Director: Scott Walker
Cast: Nicolas Cage, Vanessa Hudgens, John Cusack, Dean Norris
Scott Walker’s first directorial effort, The Frozen Ground, is ‘based on actual events’. What are these actual events? Here’s the gist: In 1983, Anchorage family man Robert Hanson was accused of abduction and rape by a prostitute named Cindy Paulson. After a little digging, state troopers linked his crime to the MO of an unknown but very much active serial killer. Following a morbid game of cat and mouse, Hanson confessed to capturing over 17 women, flying them out into the Alaskan wilderness and then hunting them down like big game.
If you’re any kind of murder-phile then you’re probably familiar with Hanson’s story, but though The Frozen Ground’s broad focus is the capture of the killer, the storyline revolves around the relationship between Hanson escapee Cindy Paulson (a versatile Vanessa Hudgens) and detective Jack Halcombe (Nicolas Cage), whose planned retirement – ‘It’s my last two weeks!’ – gets put on ice until the killer is under lock and key. And chains. And a prison ball. Pinning the whole thing together is John Cusack as the human-trophy collector, and his menacingly methodical denial of all accusations during a chilling interrogation scene is the highlight of the film. It’s also a bit of a currently-trending character actor’s convention, with Kevin Dunn, Dean Norris and Matt Gerald beefing out the murder squad.

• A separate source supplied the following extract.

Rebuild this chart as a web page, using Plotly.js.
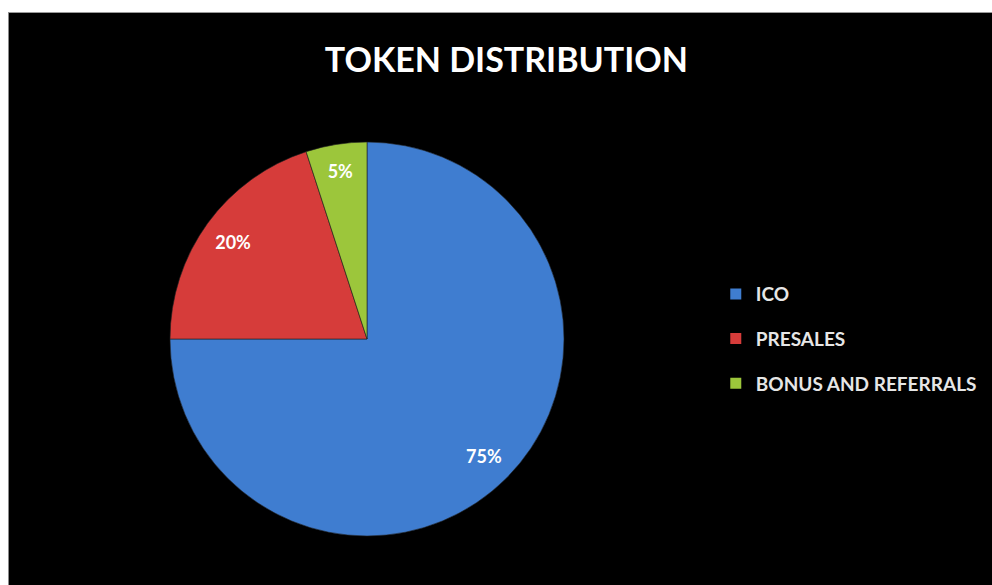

The Frozen Ground falls apart in the sloppily slapped together ‘solving’ element, which boils down to montages of Nic Cage looking concerned and flipping through pictures of dead girls, occasionally yelling at some lackey to search the crime scene again (and again and again). There is no tension here, and in comparison to the incredible new show True Detective, it falls just short of parody. It does look great though. Patrick Murgia (currently cinematographer on the acclaimed Low Winter Sun) brings the piercing beauty of the Alaskan mountains to ominous life, constantly reminding you how easily those 17 girls were almost forgotten, swallowed up in the unforgiving expanse of Hanson’s evil. The Frozen Ground is an adequately serviceable thriller which gives a glimpse into how the demented half lives, and it’s a promising start for Scott Walker, who also scripted the film. According to FBI Violent Crime statistics, there are up to 300 currently operational serial killers in North America, so stay frosty out there!